"Our study adds new evidence supporting the hypothesis that some of the behavioural diversity seen in wild chimpanzees is the result of social transmission and can therefore be interpreted as cultural," an international research team writes today in the journal PLOS ONE.
The findings suggest that the ability of individuals to learn from one another originated long ago in a common ancestor of chimpanzees and humans, the researchers add.
"This study tells us that chimpanzee culture changes over time, little by little, by building on previous knowledge found within the community," said Thibaud Gruber, a co-author of the study, in a statement. "This is probably how our early ancestors' cultures also changed over time."
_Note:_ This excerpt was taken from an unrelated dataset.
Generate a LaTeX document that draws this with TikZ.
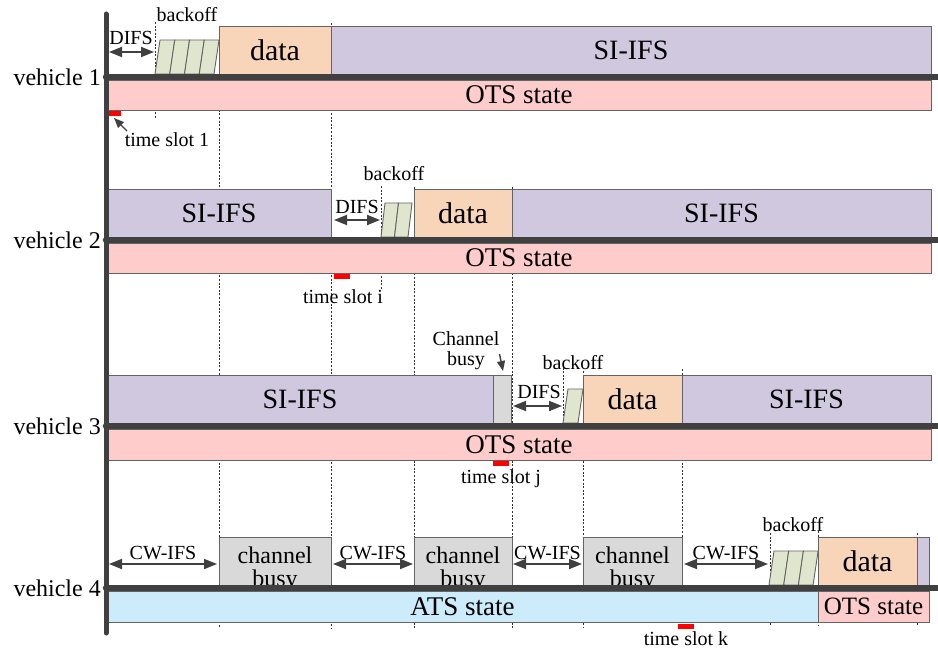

Scientists already knew that chimpanzees in different groups have certain behaviours unique to their group, such as using a particular kind of tool. They suspected that wild chimpanzees learn those behaviours from other chimpanzees within their group, as scientists have observed in captive chimps. But they could never be sure.
The new study documents the spread of two new behaviours among chimpanzees living in Uganda's Budongo Forest. It shows that chimps learned one of them — the making and use of a new tool called a moss sponge — by observing other chimps who had already adopted the behaviour. Chimps dip the tool in water and then put it in their mouth to drink.
The other behaviour, picking up and re-using a similar tool called a leaf sponge discarded by another chimp, didn't appear to be learned by observing other chimps.
"We were incredibly lucky to be in the right place at the right time to document the appearance and spread of two novel tool-use behaviours, something that is extraordinarily rare in the wild," said Catherine Hobaiter, a lecturer in psychology at the University of St Andrews in Scotland.
Quebec researcher involved
The research team also included Timothée Poisot, a postdoctoral researcher at the University of Quebec at Rimouski; Klaus Zuberbuhler, a colleague of Gruber at the University of Neuchatel in Switzerland; and William Hoppitt at Anglia Ruskin University in England.
The first chimpanzee in the group ever seen making a moss sponge was "Nick," the 29-year-old alpha male — the top-ranked male in the group. Over the next six days, the researchers saw another seven chimps making and using moss sponges. In six of the cases, the chimps had recently watched another chimp making and using a moss sponge.
An analysis showed the chimps were 15 times more likely to start making and using a moss sponge if they had previously seen another chimp do it. That was not the case for the other new behaviour, re-using discarded leaf sponges.
The researchers acknowledged that while the chimpanzees appeared to learn to make moss sponges from other chimps, they weren't exactly sure how — whether it was by direct observation, or independently trying to come up with a similar design, for example. That means they don't necessarily learn in the same way as humans.
Thibaud also noted that there is a difference in what humans can transmit to one another compared to apes that allows human culture to be far more complex than that of apes.